There’s a common refrain in the design community that every designer hopes to never hear from their client: “can you make it pop?”
Why is this so deadly? It’s vague and imprecise; nor is it clear whether the critique is based on how it will impact the audience and their interpretation of the design.
But there’s a bigger problem lurking behind those five words: Can you make it pop? And it comes down to how the client and designer are collaborating.
I’ve worked with numerous clients over the years from a variety of organizations and I’ve realized there are two approaches to working with a visual designer, whether it’s producing an animated video, an infographic, logo design, or even graphic recording. Sean McCabe, a fellow designer, put it in these terms:
1) Designer as technician
2) Designer as professional
Designer as Technician
This is the fastest way to kill good design and it follows a predictable pattern (using a logo-design scenario for simplicity’s sake):
1) Client provides designer with a project brief for a logo redesign.
2) Designer spends hours, maybe days, conceiving different designs, tossing out bad ideas, and re-thinking the logo from different perspectives. All with a focus on the client’s target audience and goals.
3) Designer presents a selection of two or three logos to the client.
4) Client chooses a logo but doesn’t like how the letter M in the logo reminds him of mountain tops. He was in a skiing accident once and mountains of any kind are a bad omen.
5) Designer changes the font so the M becomes an m.

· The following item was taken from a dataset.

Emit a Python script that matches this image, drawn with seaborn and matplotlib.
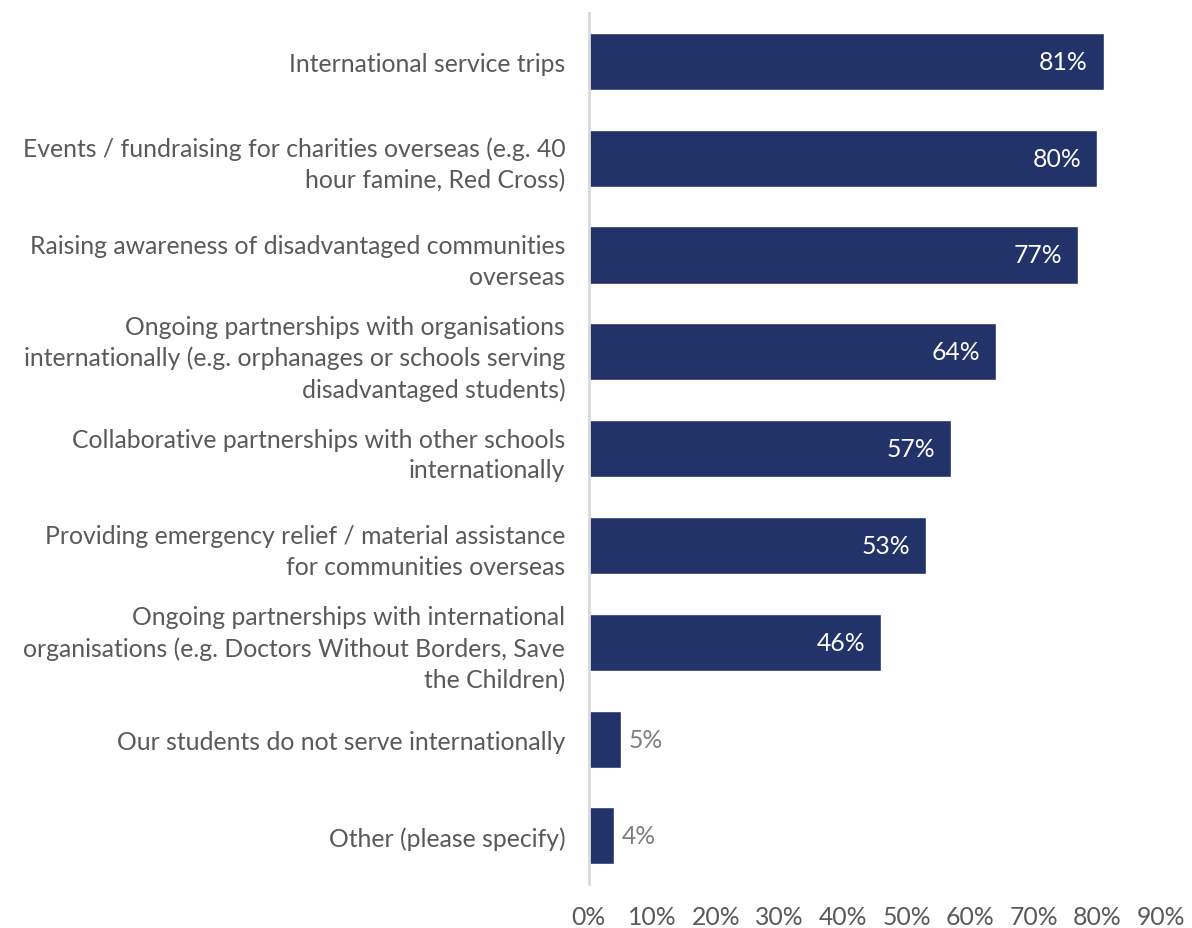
import matplotlib
matplotlib.use("Agg")
import matplotlib.pyplot as plt
import seaborn as sns
import pandas as pd

categories = [
    "International service trips",
    "Events / fundraising for charities overseas (e.g. 40\nhour famine, Red Cross)",
    "Raising awareness of disadvantaged communities\noverseas",
    "Ongoing partnerships with organisations\ninternationally (e.g. orphanages or schools serving\ndisadvantaged students)",
    "Collaborative partnerships with other schools\ninternationally",
    "Providing emergency relief / material assistance\nfor communities overseas",
    "Ongoing partnerships with international\norganisations (e.g. Doctors Without Borders, Save\nthe Children)",
    "Our students do not serve internationally",
    "Other (please specify)",
]
values = [81, 80, 77, 64, 57, 53, 46, 5, 4]
tick_values = [0, 10, 20, 30, 40, 50, 60, 70, 80, 90]
tick_labels = [f"{v}%" for v in tick_values]

sns.set_theme(style="white")
plt.rcParams["font.family"] = ["Lato", "DejaVu Sans"]

navy = "#22336a"
text_grey = "#595959"
label_grey = "#7f7f7f"
fs = 17.8

df = pd.DataFrame({"category": categories, "value": values})

fig = plt.figure(figsize=(11.92, 9.29), dpi=100)
ax = fig.add_axes([0.494, 0.047, 0.48, 0.938])

sns.barplot(data=df, y="category", x="value", orient="h", color=navy,
            saturation=1, width=0.59, ax=ax)

ax.set_xlim(0, 90)
ax.set_xticks(tick_values)
ax.set_xticklabels(tick_labels, fontsize=fs, color=text_grey)
ax.set_yticklabels(categories, fontsize=fs, color=text_grey,
                   linespacing=1.4)
ax.tick_params(axis="y", length=0, pad=17)
ax.tick_params(axis="x", length=0, pad=15)
ax.set_xlabel("")
ax.set_ylabel("")

for s in ["top", "right", "bottom"]:
    ax.spines[s].set_visible(False)
ax.spines["left"].set_color("#d9d9d9")
ax.spines["left"].set_linewidth(2)

for i, v in enumerate(values):
    if v >= 20:
        ax.text(v - 2.5, i, f"{v}%", ha="right", va="center",
                fontsize=fs, color="white")
    else:
        ax.text(v + 1.2, i, f"{v}%", ha="left", va="center",
                fontsize=fs, color=label_grey)

fig.savefig("out.png", dpi=100)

6) Client wants the words in the logo re-positioned slightly to the left because Sally from accounting thinks it’s better off-centre.
… wash, rinse, repeat.
The designer has become someone who owns design software and knows how to push the mouse around – a technician. The client’s subjective edits are based on personal taste and not from the perspective of the target audience.
The designer has become someone who owns design software and knows how to push the mouse around – a technician.
Designer as Professional
I wouldn’t hire an electrician to wire my house and then critique how he or she wired my walls based on my very limited (non-existent) knowledge of electrical work.
Likewise, visual designers bring a unique expertise to their craft – whether it’s designs for web, graphics, or video. A professional designer understands core principles of colour use, information layout, audience interpretation, and engaging design. They live and breathe their work – keeping up to date on design principles, best practices, and constantly studying others’ work, whether it’s a designer from the 1950s or the latest intriguing designer on Instagram.
The client brings their own expertise; they know their audience, their product, their organization. The client is the content expert.
It’s imperative the client and designer respect each other’s expertise.
So, agreeing upfront to work as partners with clear roles, our scenario would play out much differently:
1) Client provides designer with scope of work for logo redesign with clear description of their target audience and goals.
2) Designer spends hours, maybe days, conceiving logos and presents one or two logos to the client along with explanations for design choices made.
3) Client selects logo after carefully considering the design choices behind each one and how this might impact their target audience.
4) Designer makes revisions to the logo based on client input on how it will affect the audience and whether it accurately represents what the company does.
The final logo is unique, immediately recognizable, and conveys the true essence of the company.
It’s a Partnership
Good design is born from a partnership of expertise. Of course there is a time and place for subjective-based edits, but it’s imperative the client and designer respect each other’s expertise.
It’s an approach I insist upon with each of my clients, whether I’m graphic recording, producing an animation, or designing an infographic. Because I want my clients to come away with products that grab their audience and continue to have value for years to come… and that’s the fastest way to grow good design.